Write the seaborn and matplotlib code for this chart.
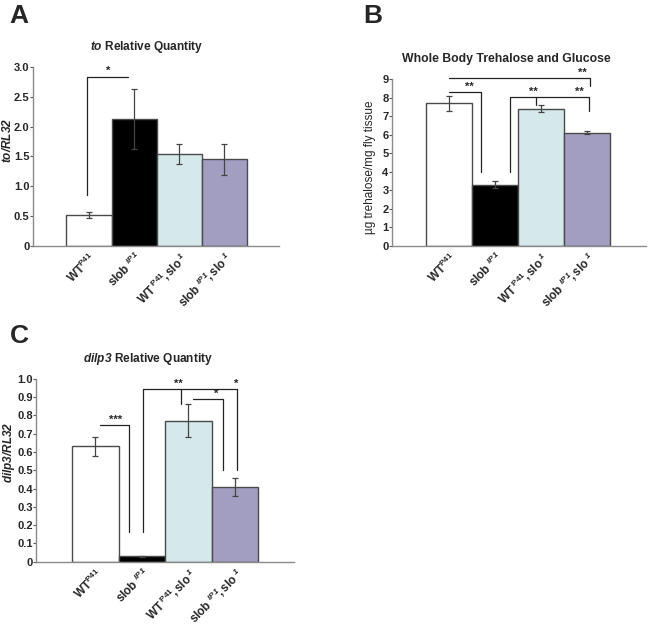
import numpy as np
import pandas as pd
import seaborn as sns
import matplotlib.pyplot as plt

# data
genotypes = ["WT", "slob", "WT slo", "slob slo"]
tick_labels = [
    r"$\mathbf{WT^{P41}}$",
    r"$\mathbf{slob\ ^{\mathbfit{IP1}}}$",
    r"$\mathbf{WT^{\ P41}\!,slo^{\ \mathbfit{1}}}$",
    r"$\mathbf{slob\ ^{\mathbfit{IP1}}\!,slo^{\ \mathbfit{1}}}$",
]
bar_colors = ["#ffffff", "#000000", "#d2ecee", "#9c98c8"]

to_mean = [0.52, 2.13, 1.54, 1.45]
to_err = [0.05, 0.50, 0.17, 0.26]

treh_mean = [7.7, 3.3, 7.4, 6.1]
treh_err = [0.4, 0.18, 0.18, 0.09]

dilp3_mean = [0.63, 0.03, 0.77, 0.41]
dilp3_err = [0.05, 0.003, 0.09, 0.05]

sns.set_theme(style="white")
plt.rcParams["font.family"] = ["Liberation Sans", "DejaVu Sans"]
plt.rcParams["mathtext.fontset"] = "custom"
plt.rcParams["mathtext.rm"] = "Liberation Sans"
plt.rcParams["mathtext.it"] = "Liberation Sans:italic"
plt.rcParams["mathtext.bf"] = "Liberation Sans:bold"
plt.rcParams["mathtext.bfit"] = "Liberation Sans:italic:bold"

fig = plt.figure(figsize=(6.48, 6.27), dpi=100)


def panel(rect, means, errs, title, title_x, ylabel, ylab_pos, yticks, yticklabels, xlim, title_size):
    ax = fig.add_axes(rect)
    df = pd.DataFrame({"genotype": genotypes, "value": means})
    sns.barplot(data=df, x="genotype", y="value", hue="genotype", palette=bar_colors,
                width=1.0, edgecolor="#4a4a4a", linewidth=1.0, legend=False, ax=ax)
    ax.errorbar(np.arange(4), means, yerr=errs, fmt="none", ecolor="#444444",
                elinewidth=0.9, capsize=2, capthick=0.9, zorder=5)
    ax.set_xlim(*xlim)
    ax.set_ylim(yticks[0], yticks[-1])
    ax.set_yticks(yticks)
    ax.set_yticklabels(yticklabels, fontsize=8, fontweight="bold")
    ax.set_xticks(np.arange(4))
    ax.set_xticklabels(tick_labels, rotation=45, ha="right", rotation_mode="anchor", fontsize=8.5)
    ax.tick_params(axis="x", length=0, pad=3)
    ax.tick_params(axis="y", length=2, width=0.8, color="#555555", pad=0.5, direction="out", left=True)
    for s in ["top", "right"]:
        ax.spines[s].set_visible(False)
    for s in ["left", "bottom"]:
        ax.spines[s].set_color("#8a8a8a")
        ax.spines[s].set_linewidth(1.0)
    ax.set_xlabel("")
    ax.set_ylabel(ylabel, fontsize=8.5)
    ax.yaxis.set_label_coords(*ylab_pos)
    ax.set_title(title, fontsize=title_size, fontweight="bold", pad=12, x=title_x)
    return ax


def bracket(ax, pts):
    xs, ys = zip(*pts)
    ax.plot(xs, ys, color="#222222", lw=0.9, clip_on=False, zorder=6)


def star(ax, x, y, s):
    ax.text(x, y, s, ha="center", va="bottom", fontsize=8, fontweight="bold", clip_on=False)


# panel A
axA = panel([0.051, 0.608, 0.380, 0.285], to_mean, to_err,
            r"$\mathbfit{to}$ Relative Quantity", 0.46, r"$\mathbfit{to/RL32}$", (-0.077, 0.59),
            [0, 0.5, 1.0, 1.5, 2.0, 2.5, 3.0], ["0", "0.5", "1.0", "1.5", "2.0", "2.5", "3.0"],
            (-1.24, 4.22), 8.6)
bracket(axA, [(-0.04, 0.85), (-0.04, 2.83), (0.87, 2.83)])
star(axA, 0.43, 2.85, "*")

# panel B
axB = panel([0.605, 0.608, 0.392, 0.266], treh_mean, treh_err,
            "Whole Body Trehalose and Glucose", 0.449, "\u00b5g trehalose/mg fly tissue", (-0.063, 0.47),
            list(range(10)), [str(i) for i in range(10)], (-1.24, 4.28), 8.8)
bracket(axB, [(0.0, 8.3), (0.7, 8.3), (0.7, 4.0)])
star(axB, 0.45, 8.3, "**")
bracket(axB, [(0.0, 9.05), (3.07, 9.05), (3.07, 8.6)])
star(axB, 2.9, 9.05, "**")
bracket(axB, [(1.33, 4.0), (1.33, 8.04), (3.04, 8.04), (3.04, 7.3)])
bracket(axB, [(1.89, 8.04), (1.89, 7.6)])
star(axB, 1.83, 8.04, "**")
star(axB, 2.83, 8.04, "**")

# panel C
axC = panel([0.056, 0.104, 0.397, 0.292], dilp3_mean, dilp3_err,
            r"$\mathbfit{dilp3}$ Relative Quantity", 0.436, r"$\mathbfit{dilp3/RL32}$", (-0.074, 0.60),
            [0, 0.1, 0.2, 0.3, 0.4, 0.5, 0.6, 0.7, 0.8, 0.9, 1.0],
            ["0", "0.1", "0.2", "0.3", "0.4", "0.5", "0.6", "0.7", "0.8", "0.9", "1.0"],
            (-1.27, 4.26), 8.6)
bracket(axC, [(0.09, 0.746), (0.73, 0.746), (0.73, 0.16)])
star(axC, 0.43, 0.75, "***")
bracket(axC, [(1.03, 0.16), (1.03, 0.943), (3.05, 0.943), (3.05, 0.50)])
bracket(axC, [(1.83, 0.943), (1.83, 0.863)])
star(axC, 1.79, 0.945, "**")
star(axC, 3.03, 0.945, "*")
bracket(axC, [(2.1, 0.889), (2.74, 0.889), (2.74, 0.50)])
star(axC, 2.6, 0.89, "*")

# panel letters
fig.text(0.015, 0.993, "A", fontsize=19, fontweight="bold", va="top")
fig.text(0.56, 0.993, "B", fontsize=19, fontweight="bold", va="top")
fig.text(0.015, 0.483, "C", fontsize=19, fontweight="bold", va="top")

fig.savefig("out.png", dpi=100)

****************

## Requirements
Return only the lines running from the top of the data to the line that holds "import matplotlib.pyplot as plt". Include both of those lines, but skip the pictures.

## Task response
Write the seaborn and matplotlib code for this chart.
import numpy as np
import pandas as pd
import seaborn as sns
import matplotlib.pyplot as plt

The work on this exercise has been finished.